It’s an almost predictable situation. During my listing presentation, I emphasize that I do not advertise homes in the local newspapers for the simple reason that print is dead. Parse the NAR statistics about buyers’ trends however you will, but the fact of the matter is there are far more potential buyers searching for homes on the Internet than in the classified ads of the local newspaper.
Nevertheless, should a home not sell or should there be a small amount of showings, the sellers inevitably ask how many newspaper ads I’ve run. Even though I said at the outset that I do not advertise in print. This year I’ve ordered two classified ads, both of them for specialty property, and received a grand one call over two weeks of advertising.
Not advertising in the classified ads isn’t an act borne of laziness or penny-pinching but of basic reality. And I’m not alone. Earlier this year the owner of my company, Century 21 Arizona Foothills, announced substantial cutbacks in print advertising.
He’s not alone either … word came today that Realogy, parent company to Century 21, ERA and Coldwell Banker, announced the newspaper branding budget for C21 and CB will be cut by two-thirds.
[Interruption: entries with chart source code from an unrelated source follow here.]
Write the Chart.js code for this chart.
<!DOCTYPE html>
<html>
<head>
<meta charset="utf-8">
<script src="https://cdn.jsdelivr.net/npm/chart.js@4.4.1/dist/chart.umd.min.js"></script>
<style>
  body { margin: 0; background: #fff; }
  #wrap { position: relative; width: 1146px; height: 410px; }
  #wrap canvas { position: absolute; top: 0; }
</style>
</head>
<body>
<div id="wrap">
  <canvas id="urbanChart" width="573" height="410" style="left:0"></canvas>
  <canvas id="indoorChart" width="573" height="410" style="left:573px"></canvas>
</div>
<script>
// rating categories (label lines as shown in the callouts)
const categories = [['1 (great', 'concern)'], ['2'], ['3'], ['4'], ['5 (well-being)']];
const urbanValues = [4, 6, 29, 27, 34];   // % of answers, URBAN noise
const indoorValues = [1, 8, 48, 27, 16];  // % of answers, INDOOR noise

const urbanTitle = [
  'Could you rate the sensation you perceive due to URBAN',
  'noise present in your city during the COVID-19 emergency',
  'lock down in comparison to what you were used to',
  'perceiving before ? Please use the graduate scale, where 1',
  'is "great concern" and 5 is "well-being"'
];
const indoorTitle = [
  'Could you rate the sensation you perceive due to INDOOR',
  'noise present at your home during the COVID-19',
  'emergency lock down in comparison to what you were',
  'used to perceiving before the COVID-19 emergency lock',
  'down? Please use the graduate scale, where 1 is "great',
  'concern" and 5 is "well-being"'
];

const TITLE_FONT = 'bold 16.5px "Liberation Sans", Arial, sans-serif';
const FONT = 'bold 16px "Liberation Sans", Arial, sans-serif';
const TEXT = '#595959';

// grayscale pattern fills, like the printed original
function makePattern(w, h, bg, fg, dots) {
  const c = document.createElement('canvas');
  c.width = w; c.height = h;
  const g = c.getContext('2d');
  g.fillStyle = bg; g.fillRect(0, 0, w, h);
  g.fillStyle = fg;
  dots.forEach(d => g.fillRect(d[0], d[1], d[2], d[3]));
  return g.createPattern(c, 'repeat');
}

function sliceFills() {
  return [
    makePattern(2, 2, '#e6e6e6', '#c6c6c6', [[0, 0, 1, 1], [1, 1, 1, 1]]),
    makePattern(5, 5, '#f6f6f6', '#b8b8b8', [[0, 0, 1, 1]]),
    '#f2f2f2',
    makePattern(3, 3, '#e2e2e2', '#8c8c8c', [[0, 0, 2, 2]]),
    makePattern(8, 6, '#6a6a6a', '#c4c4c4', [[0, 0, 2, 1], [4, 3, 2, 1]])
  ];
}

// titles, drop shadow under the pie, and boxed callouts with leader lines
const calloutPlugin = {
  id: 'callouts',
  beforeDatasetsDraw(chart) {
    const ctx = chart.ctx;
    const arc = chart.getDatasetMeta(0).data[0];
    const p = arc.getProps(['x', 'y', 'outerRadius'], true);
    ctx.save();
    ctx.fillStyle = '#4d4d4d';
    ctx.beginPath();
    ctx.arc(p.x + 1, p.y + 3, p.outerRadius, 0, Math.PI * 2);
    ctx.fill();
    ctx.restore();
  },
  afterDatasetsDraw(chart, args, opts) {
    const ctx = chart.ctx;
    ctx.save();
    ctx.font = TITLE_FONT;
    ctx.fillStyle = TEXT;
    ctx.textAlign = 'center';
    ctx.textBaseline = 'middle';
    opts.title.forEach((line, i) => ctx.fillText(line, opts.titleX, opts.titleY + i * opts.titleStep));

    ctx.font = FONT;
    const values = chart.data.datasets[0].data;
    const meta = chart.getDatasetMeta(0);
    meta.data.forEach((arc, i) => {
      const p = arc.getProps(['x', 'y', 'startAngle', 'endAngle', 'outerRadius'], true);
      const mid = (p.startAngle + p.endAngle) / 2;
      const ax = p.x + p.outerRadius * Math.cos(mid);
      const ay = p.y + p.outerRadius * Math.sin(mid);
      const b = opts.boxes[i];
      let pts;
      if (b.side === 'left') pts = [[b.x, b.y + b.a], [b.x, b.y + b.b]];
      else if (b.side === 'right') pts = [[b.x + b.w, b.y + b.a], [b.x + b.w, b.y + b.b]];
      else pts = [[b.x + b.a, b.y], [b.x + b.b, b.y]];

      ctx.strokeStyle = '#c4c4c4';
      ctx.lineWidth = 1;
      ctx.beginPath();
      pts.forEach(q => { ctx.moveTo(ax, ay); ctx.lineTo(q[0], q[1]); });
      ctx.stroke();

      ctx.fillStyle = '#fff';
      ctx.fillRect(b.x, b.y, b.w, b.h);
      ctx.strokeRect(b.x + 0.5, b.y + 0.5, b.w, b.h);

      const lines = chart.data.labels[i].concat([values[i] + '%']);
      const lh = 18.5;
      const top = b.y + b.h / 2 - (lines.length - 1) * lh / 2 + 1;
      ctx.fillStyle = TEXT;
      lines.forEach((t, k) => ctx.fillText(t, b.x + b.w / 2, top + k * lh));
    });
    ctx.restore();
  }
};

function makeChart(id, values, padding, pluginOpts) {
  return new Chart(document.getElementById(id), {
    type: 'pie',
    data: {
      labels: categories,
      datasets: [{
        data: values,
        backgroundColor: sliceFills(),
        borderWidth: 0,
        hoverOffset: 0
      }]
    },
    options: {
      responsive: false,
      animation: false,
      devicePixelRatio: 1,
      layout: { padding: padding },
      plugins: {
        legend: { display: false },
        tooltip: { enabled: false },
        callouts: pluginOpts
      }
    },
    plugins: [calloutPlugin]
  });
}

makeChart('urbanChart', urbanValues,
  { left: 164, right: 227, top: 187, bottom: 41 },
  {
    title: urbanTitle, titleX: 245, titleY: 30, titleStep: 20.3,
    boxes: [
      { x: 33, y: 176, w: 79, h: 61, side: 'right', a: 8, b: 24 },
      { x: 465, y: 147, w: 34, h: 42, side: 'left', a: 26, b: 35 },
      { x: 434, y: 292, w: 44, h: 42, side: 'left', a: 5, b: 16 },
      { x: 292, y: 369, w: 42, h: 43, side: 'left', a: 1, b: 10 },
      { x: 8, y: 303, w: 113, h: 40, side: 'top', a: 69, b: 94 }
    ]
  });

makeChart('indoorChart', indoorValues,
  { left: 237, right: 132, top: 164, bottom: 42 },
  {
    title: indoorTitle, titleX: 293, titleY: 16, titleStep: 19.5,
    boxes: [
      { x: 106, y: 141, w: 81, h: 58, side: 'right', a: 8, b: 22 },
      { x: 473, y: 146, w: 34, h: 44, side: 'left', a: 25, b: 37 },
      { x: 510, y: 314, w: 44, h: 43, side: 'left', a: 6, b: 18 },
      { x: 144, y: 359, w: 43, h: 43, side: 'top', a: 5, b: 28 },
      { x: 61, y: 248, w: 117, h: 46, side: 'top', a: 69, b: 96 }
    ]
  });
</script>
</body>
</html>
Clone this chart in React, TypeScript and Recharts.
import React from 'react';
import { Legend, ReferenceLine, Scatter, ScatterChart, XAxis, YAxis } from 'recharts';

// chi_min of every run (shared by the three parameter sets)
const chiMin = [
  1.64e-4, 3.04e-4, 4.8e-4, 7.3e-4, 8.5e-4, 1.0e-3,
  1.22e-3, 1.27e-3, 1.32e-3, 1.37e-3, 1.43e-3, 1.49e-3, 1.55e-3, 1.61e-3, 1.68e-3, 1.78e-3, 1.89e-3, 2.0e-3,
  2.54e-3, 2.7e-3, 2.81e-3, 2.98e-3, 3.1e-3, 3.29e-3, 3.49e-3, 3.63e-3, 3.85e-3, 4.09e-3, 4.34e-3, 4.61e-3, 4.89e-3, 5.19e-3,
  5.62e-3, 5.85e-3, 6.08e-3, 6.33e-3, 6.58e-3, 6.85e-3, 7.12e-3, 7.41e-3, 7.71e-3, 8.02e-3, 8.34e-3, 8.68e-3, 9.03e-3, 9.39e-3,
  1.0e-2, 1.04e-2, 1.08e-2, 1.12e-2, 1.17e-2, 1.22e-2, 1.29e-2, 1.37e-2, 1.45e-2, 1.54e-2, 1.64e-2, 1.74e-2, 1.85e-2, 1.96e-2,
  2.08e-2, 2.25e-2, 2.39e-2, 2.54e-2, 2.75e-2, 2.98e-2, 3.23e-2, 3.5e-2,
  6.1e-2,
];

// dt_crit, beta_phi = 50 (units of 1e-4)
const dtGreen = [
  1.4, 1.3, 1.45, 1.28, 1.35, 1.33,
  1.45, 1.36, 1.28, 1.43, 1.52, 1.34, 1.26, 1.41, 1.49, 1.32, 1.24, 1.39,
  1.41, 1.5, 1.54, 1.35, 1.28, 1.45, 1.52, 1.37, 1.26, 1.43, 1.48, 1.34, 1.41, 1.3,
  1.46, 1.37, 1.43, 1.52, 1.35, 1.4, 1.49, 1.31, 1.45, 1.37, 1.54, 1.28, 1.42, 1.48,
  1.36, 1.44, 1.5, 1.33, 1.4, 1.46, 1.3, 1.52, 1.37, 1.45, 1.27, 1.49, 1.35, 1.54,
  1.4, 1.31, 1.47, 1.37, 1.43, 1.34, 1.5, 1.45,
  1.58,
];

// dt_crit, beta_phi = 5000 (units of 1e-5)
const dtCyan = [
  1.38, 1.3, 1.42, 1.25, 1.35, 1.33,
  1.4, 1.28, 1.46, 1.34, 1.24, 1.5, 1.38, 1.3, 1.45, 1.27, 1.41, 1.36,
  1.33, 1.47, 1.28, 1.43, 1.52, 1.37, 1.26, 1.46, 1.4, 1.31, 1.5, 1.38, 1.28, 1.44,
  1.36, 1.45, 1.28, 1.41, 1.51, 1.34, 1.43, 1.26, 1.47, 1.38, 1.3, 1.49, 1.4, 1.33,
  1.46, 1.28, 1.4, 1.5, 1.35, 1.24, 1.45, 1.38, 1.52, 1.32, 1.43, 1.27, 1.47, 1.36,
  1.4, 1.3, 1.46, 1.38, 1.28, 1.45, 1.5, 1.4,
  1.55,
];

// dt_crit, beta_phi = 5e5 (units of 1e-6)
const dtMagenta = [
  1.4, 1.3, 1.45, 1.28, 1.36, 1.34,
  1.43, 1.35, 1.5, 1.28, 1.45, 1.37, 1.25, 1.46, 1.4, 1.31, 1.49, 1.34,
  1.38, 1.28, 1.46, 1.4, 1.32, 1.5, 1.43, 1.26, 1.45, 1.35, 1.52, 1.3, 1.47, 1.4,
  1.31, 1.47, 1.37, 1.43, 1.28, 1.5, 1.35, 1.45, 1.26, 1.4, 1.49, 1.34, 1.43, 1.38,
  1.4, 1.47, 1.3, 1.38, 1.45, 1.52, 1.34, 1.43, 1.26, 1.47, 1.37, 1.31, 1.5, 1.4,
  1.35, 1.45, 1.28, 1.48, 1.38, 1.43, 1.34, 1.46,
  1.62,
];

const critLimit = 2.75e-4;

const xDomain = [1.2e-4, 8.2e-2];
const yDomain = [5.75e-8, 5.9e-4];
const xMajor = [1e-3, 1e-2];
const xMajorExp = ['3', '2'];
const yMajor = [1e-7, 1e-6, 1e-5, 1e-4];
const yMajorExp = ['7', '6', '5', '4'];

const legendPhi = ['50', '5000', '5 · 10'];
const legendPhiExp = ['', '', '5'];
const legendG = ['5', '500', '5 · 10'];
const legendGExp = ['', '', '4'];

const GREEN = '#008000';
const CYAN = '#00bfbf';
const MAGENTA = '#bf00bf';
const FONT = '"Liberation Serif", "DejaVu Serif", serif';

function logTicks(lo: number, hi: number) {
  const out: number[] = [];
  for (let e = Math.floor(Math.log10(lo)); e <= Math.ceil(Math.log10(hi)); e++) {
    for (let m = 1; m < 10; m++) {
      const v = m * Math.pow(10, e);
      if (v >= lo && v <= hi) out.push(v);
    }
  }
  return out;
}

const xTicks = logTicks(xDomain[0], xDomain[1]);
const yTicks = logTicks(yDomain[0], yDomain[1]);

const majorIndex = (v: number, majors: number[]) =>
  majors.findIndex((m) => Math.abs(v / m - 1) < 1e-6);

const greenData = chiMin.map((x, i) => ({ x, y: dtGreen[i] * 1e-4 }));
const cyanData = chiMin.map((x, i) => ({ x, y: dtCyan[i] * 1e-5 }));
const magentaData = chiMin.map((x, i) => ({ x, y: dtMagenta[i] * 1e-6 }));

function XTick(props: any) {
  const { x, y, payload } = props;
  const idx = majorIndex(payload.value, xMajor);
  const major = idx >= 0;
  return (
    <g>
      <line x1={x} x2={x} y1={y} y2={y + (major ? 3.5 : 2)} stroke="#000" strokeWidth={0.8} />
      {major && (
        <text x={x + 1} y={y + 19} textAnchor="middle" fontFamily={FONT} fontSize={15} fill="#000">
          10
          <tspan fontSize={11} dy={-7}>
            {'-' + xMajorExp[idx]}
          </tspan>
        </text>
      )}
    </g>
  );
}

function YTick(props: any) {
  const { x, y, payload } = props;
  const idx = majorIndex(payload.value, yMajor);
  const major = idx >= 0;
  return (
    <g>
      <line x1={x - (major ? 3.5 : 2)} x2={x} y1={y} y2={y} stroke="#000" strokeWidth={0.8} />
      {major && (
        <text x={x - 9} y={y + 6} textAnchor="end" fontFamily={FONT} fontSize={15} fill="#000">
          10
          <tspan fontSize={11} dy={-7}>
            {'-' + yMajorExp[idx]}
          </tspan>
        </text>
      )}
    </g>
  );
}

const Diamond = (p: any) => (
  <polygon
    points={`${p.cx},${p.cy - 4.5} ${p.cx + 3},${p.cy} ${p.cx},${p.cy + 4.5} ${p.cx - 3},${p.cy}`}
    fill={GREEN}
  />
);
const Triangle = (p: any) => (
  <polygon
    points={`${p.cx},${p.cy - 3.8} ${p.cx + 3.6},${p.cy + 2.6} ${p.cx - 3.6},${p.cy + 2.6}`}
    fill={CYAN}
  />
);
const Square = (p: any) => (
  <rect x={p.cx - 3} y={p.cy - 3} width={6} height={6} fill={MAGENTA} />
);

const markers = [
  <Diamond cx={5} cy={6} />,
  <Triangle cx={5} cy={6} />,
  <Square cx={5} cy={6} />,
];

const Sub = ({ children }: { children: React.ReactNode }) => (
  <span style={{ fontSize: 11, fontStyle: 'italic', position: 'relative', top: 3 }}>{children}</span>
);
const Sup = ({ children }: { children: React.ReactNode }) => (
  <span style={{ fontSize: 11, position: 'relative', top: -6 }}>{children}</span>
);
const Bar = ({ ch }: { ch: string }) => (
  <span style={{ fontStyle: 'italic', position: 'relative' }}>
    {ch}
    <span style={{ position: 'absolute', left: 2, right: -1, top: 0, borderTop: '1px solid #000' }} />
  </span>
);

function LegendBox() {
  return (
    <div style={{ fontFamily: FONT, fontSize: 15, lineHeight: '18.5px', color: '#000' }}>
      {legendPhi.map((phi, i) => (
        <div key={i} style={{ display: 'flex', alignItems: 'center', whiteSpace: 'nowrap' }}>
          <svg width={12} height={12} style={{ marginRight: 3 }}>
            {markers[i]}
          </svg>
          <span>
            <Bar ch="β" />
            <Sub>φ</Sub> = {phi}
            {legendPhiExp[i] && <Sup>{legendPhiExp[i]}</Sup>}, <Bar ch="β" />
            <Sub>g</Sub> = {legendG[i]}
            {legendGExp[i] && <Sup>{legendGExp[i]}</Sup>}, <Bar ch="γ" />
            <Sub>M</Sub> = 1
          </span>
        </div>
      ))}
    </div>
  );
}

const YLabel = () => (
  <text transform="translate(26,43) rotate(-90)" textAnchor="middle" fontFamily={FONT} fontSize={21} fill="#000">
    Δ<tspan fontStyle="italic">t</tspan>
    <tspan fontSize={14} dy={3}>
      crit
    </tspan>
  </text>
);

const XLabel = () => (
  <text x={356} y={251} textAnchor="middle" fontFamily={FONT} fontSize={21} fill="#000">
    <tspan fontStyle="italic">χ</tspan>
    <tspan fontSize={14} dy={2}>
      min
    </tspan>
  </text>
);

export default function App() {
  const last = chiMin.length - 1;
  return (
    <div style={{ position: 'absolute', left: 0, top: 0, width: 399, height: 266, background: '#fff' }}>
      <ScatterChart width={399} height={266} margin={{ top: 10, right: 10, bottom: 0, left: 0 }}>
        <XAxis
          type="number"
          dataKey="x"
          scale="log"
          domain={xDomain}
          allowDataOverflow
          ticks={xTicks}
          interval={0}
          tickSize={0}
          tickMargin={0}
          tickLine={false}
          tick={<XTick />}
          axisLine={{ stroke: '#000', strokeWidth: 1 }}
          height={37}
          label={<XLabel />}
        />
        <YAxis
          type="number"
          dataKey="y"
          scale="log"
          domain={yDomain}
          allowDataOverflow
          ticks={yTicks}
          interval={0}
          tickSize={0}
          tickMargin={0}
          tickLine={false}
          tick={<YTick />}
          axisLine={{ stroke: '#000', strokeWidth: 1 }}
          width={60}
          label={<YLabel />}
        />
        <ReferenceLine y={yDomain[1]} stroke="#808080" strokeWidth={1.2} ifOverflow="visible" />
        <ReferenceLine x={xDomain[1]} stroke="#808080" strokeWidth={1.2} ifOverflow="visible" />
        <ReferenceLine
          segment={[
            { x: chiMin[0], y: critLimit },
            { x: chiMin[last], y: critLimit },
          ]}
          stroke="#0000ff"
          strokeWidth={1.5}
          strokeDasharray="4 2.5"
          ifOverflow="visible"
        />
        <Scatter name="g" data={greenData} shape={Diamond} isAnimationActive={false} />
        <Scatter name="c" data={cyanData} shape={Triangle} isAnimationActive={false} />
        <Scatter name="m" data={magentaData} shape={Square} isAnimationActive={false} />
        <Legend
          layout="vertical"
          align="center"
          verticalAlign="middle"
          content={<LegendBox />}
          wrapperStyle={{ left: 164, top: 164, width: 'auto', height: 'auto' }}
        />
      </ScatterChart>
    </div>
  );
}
As the article points out, some in the newspaper industry view the reductions as little more than short-term changes fueled by a slow market. What those in the newspaper industry fail to understand is the print media offers next to nothing in terms of a value proposition.
Looking at my print-generated business vs. online-generated business, there really was no question as to where to put my dollars. Somehow, I can’t see the world regressing technologically to a point where newspapers matter once more.